After the first twelve chapters, I have three additions to the theme of the protagonist’s self-dividedness. One is Clarissa’s criticism that Joe is emotionally cut off, because “You’re making calculations that I’ll never know about. Some inner double-entry bookkeeping…” (1, p. 111).

The second is the issue of bisexuality, whose possible relation to multiple personality I discussed recently. So far, nobody has raised the issue of homosexuality as it relates to Jed Parry’s psychotic delusion of mutual love between him and Joe (the protagonist).

Why hasn’t Joe asked Jed if he is homosexual? Why hasn’t Joe told Jed Parry to leave him alone because he, Joe, is not homosexual? Why hasn’t Clarissa raised the issue of why this man is harassing Joe, the man she lives with? Why hasn’t Joe asked Jed Parry if homosexuality is consistent with Jed’s avowed religious beliefs? In short, why hasn’t the issue been raised by any of them, unless they all tacitly assume that everyone is bisexual?

The third possible addition to the theme of the protagonist’s self-dividedness is the question he raises about his own memory. He says he has “a quarter memory” (1, p. 95) having to do with the “the key word…curtain” (1, pp. 95-96). He doesn’t know what it means. And when Jed Parry makes the psychotic allegation that Joe is sending “signals” to him, Joe thinks that maybe there is a connection to curtains, “a curtain used as a signal” (1, p. 98). I don’t know what will be made of this later in novel, but a puzzling inaccessibility of memories, as if a person had multiple memory banks, is a basic issue in multiple personality.
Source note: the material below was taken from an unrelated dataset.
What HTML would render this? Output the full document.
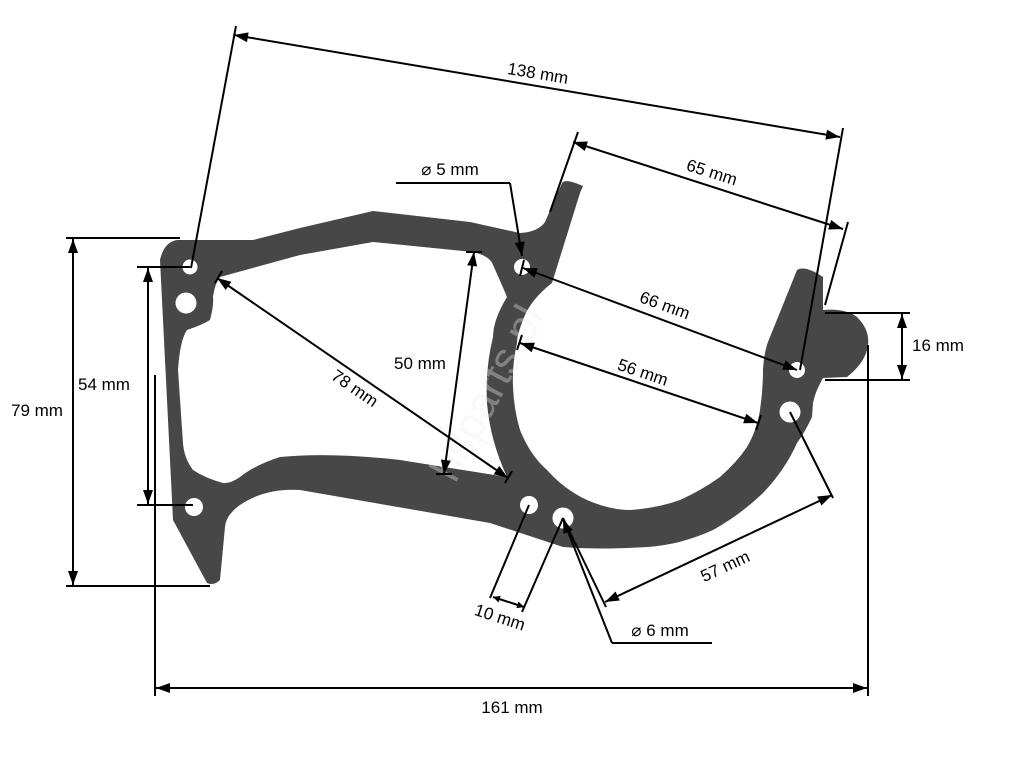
<!DOCTYPE html>
<html><head><meta charset="utf-8"><style>
html,body{margin:0;padding:0;background:#fff;}
svg{display:block;}
text{font-family:"Liberation Sans",sans-serif;font-size:17px;fill:#000;}
</style></head><body>
<svg width="1024" height="768" viewBox="0 0 1024 768" xmlns="http://www.w3.org/2000/svg">
<defs>
<marker id="a" viewBox="0 0 10 10" refX="10" refY="5" markerWidth="7" markerHeight="7" orient="auto-start-reverse" markerUnits="userSpaceOnUse">
<path d="M0,0 L10,5 L0,10 z" fill="#000"/></marker>
<marker id="b" viewBox="0 0 14 10" refX="14" refY="5" markerWidth="16" markerHeight="10" orient="auto-start-reverse" markerUnits="userSpaceOnUse">
<path d="M0,0 L14,5 L0,10 z" fill="#000"/></marker>
</defs>
<path fill="#474747" fill-rule="evenodd" d="
M177,240 L253,240 L300,228 L373,211 L470,222 L520,233 Q538,232 545,222 L562,183 Q565,178 583,186 L580,193 L552,283
Q530,300 523,320 Q517,335 517,343 Q512,365 513,387 Q514,410 520,430 Q530,455 547,470 Q565,490 587,500 Q610,510 630,510 Q658,508 680,500 Q702,490 720,477 Q737,462 747,447 Q757,430 760,410 Q763,390 763,370 Q764,350 770,337 L797,270 Q805,265 823,277 L823,310 Q845,308 857,317 Q870,330 868,345 Q866,362 847,377 L823,378 Q815,392 813,403 L812,417 Q805,432 797,443 Q785,470 763,493 Q740,515 713,530 Q680,545 647,547 Q600,550 563,547 L490,523 L300,490 Q265,488 240,505 Q226,515 225,527 L220,580 Q214,586 207,583 L173,520 L160,260 Q164,242 177,240 Z
M220,277 L300,255 L373,242 L473,252 Q490,256 493,265 Q502,285 507,297 Q493,320 493,337 Q485,370 487,403 Q490,440 507,477 L400,460 Q330,452 280,457 Q255,465 240,477 Q230,484 223,483 Q205,478 193,470 Q184,458 183,443 L178,370 Q180,340 187,330 Q202,325 210,320 Q214,305 213,297 Q215,283 220,277 Z"/>
<g fill="#fff">
<circle cx="190" cy="267" r="7.5"/><circle cx="186" cy="303" r="10.5"/><circle cx="194" cy="507" r="9"/>
<circle cx="522" cy="267" r="8"/><circle cx="529" cy="505" r="9"/><circle cx="563" cy="518" r="10.5"/>
<circle cx="797" cy="370" r="8"/><circle cx="790" cy="412" r="10.5"/>
</g>
<text x="500" y="400" transform="rotate(-62 500 400)" style="font-size:44px;fill:#eeeeee;opacity:0.35" text-anchor="middle">hsparts.pl</text>
<g stroke="#000" stroke-width="2" fill="none">
<line x1="236" y1="26" x2="191" y2="268"/><line x1="843" y1="128" x2="800" y2="370"/>
<line x1="234" y1="35" x2="840" y2="137" marker-start="url(#b)" marker-end="url(#b)"/>
<line x1="578" y1="132" x2="550" y2="212"/><line x1="848" y1="222" x2="825" y2="305"/>
<line x1="573" y1="142" x2="843" y2="229" marker-start="url(#b)" marker-end="url(#b)"/>
<line x1="523" y1="268" x2="797" y2="370" marker-start="url(#b)" marker-end="url(#b)"/>
<line x1="524" y1="260" x2="520" y2="276"/>
<line x1="520" y1="343" x2="758" y2="423" marker-start="url(#b)" marker-end="url(#b)"/>
<line x1="522" y1="335" x2="517" y2="350"/><line x1="761" y1="415" x2="756" y2="430"/>
<line x1="217" y1="278" x2="508" y2="478" marker-start="url(#b)" marker-end="url(#b)"/>
<line x1="222" y1="271" x2="215" y2="283"/><line x1="512" y1="471" x2="505" y2="483"/>
<line x1="474" y1="252" x2="444" y2="474" marker-start="url(#b)" marker-end="url(#b)"/>
<line x1="466" y1="252" x2="482" y2="252"/><line x1="436" y1="474" x2="452" y2="474"/>
<line x1="66" y1="238" x2="180" y2="238"/><line x1="66" y1="586" x2="210" y2="586"/>
<line x1="73" y1="239" x2="73" y2="585" marker-start="url(#b)" marker-end="url(#b)"/>
<line x1="137" y1="267" x2="190" y2="267"/><line x1="137" y1="505" x2="193" y2="505"/>
<line x1="148" y1="268" x2="148" y2="504" marker-start="url(#b)" marker-end="url(#b)"/>
<line x1="155" y1="375" x2="155" y2="696"/><line x1="868" y1="345" x2="868" y2="696"/>
<line x1="156" y1="688" x2="867" y2="688" marker-start="url(#b)" marker-end="url(#b)"/>
<line x1="825" y1="313" x2="910" y2="313"/><line x1="825" y1="380" x2="910" y2="380"/>
<line x1="902" y1="314" x2="902" y2="379" marker-start="url(#b)" marker-end="url(#b)"/>
<line x1="790" y1="412" x2="833" y2="498"/><line x1="563" y1="518" x2="606" y2="607"/>
<line x1="605" y1="602" x2="832" y2="495" marker-start="url(#b)" marker-end="url(#b)"/>
<line x1="529" y1="505" x2="490" y2="598"/><line x1="563" y1="518" x2="522" y2="612"/>
<line x1="493" y1="597" x2="524" y2="607" marker-start="url(#a)" marker-end="url(#a)"/>
<line x1="712" y1="643" x2="612" y2="643"/>
<line x1="612" y1="643" x2="563" y2="519" marker-end="url(#b)"/>
<line x1="396" y1="183" x2="510" y2="183"/>
<line x1="510" y1="183" x2="522" y2="256" marker-end="url(#b)"/>
</g>
<text x="538" y="79" text-anchor="middle" transform="rotate(9.5 538 73)">138 mm</text>
<text x="712" y="178" text-anchor="middle" transform="rotate(17.6 712 172)">65 mm</text>
<text x="665" y="311" text-anchor="middle" transform="rotate(20 665 305)">66 mm</text>
<text x="643" y="378" text-anchor="middle" transform="rotate(18.6 643 372)">56 mm</text>
<text x="355" y="394" text-anchor="middle" transform="rotate(34.5 355 388)">78 mm</text>
<text x="420" y="369" text-anchor="middle">50 mm</text>
<text x="37" y="416" text-anchor="middle">79 mm</text>
<text x="104" y="390" text-anchor="middle">54 mm</text>
<text x="512" y="713" text-anchor="middle">161 mm</text>
<text x="938" y="351" text-anchor="middle">16 mm</text>
<text x="725" y="572" text-anchor="middle" transform="rotate(-25 725 566)">57 mm</text>
<text x="500" y="623" text-anchor="middle" transform="rotate(18 500 617)">10 mm</text>
<text x="660" y="636" text-anchor="middle">⌀ 6 mm</text>
<text x="450" y="175" text-anchor="middle">⌀ 5 mm</text>
</svg>
</body></html>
Added June 28, 2019: In chapter 14, Joe (protagonist) suddenly recalls that the curtain as a signal was part of a case report by French psychiatrist De Clerambault, regarding a French woman who had never met, but loved, King George the Fifth. She had the delusion that the king loved her in return, and thought that he used the curtains in the windows of Buckingham Palace to signal to her. Thus, the prototypical case of de Clerambault’s syndrome was heterosexual, and the object of the delusion was a king (1, p. 133), not a freelance writer.

1. Ian McEwan. Enduring Love. New York, Nan A. Talese/Doubleday, 1997.